After reading last week’s article about the returns expected from buying a house, some readers have raised a few questions. The first one is about terminology: why did I refer to “break-even period” while the common phrase used is “break-even point”?

My first thought was: isn’t a period in American English the same thing as a point in British English? Any way; suppose you buy goods at Sh100 each and sell them at Sh150. If the cost of running the shop (rent, salaries, etc.) is a fixed Sh10,000 per month, how many pieces do you need to sell in order to meet these expenses?

The answer is 200 (do I really need to explain how I got that?). This can be referred to as the “break-even volume”. One might go further and work out the “break-even sales turnover” (Sh30,000 – again, no need to explain the math!).

Whichever value is used (be it volume or turnover), it is commonly called “break-even point”. Notice, however, that in this case, the cost is constant and the cumulative sales turnover is increasing day-by-day.

In the case of a house bought on a loan, the monthly sales remains constant over several years – at least two years in most cases. However, as the loan is paid back, the interest component (which is the biggest cost) decreases every month.

For that reason, it is reasonable for the house owner to ask this question: how long will it take for the rent I am getting going to be greater than the interest I am paying? For that reason, we are justified to refer to a “break-even period”. After all, we are looking for a duration of time. However, …

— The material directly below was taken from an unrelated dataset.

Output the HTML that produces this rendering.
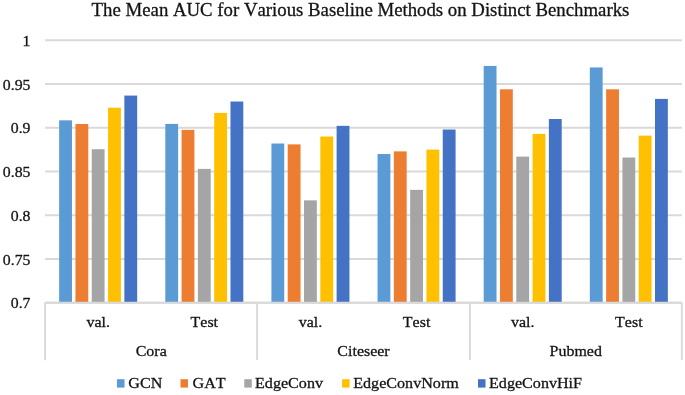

Another reader was confused by the way I calculated the monthly instalment. For a loan of Sh8 million payable over 15 years at 14 per cent interest, I found the payment to be about Sh106,500 per month. But his calculation yielded Sh137,000.

Naturally, I asked him how he had arrived at his answer. He explained that he first divided the Sh8 million by 180 months (15 years) to get the monthly principal payment. Then he worked out the monthly interest on the loan amount (14 per cent of Sh8M divided by 12) and got Sh93,000. Adding these two yields over Sh137,000.

This is a fundamental error. It assumes that the interest will be charged on the entire amount throughout the loan period. After the first payment of Sh137,000, the money owed reduces instantly to Sh7.955M. And every month thereafter, it goes down by Sh44,000.

It would be criminal for the lender to charge you interest for money that you don’t owe! Nevertheless, some banks do work it out in this manner, but they reduce the interest accordingly with every payment. This the instalments keep reducing: by the final month, you would pay just Sh45,000.

Most banks, however, work out instalments using a formula where the interest amount reduces and the principal component increases, but the total remains constant. This helps borrowers in planning future payments.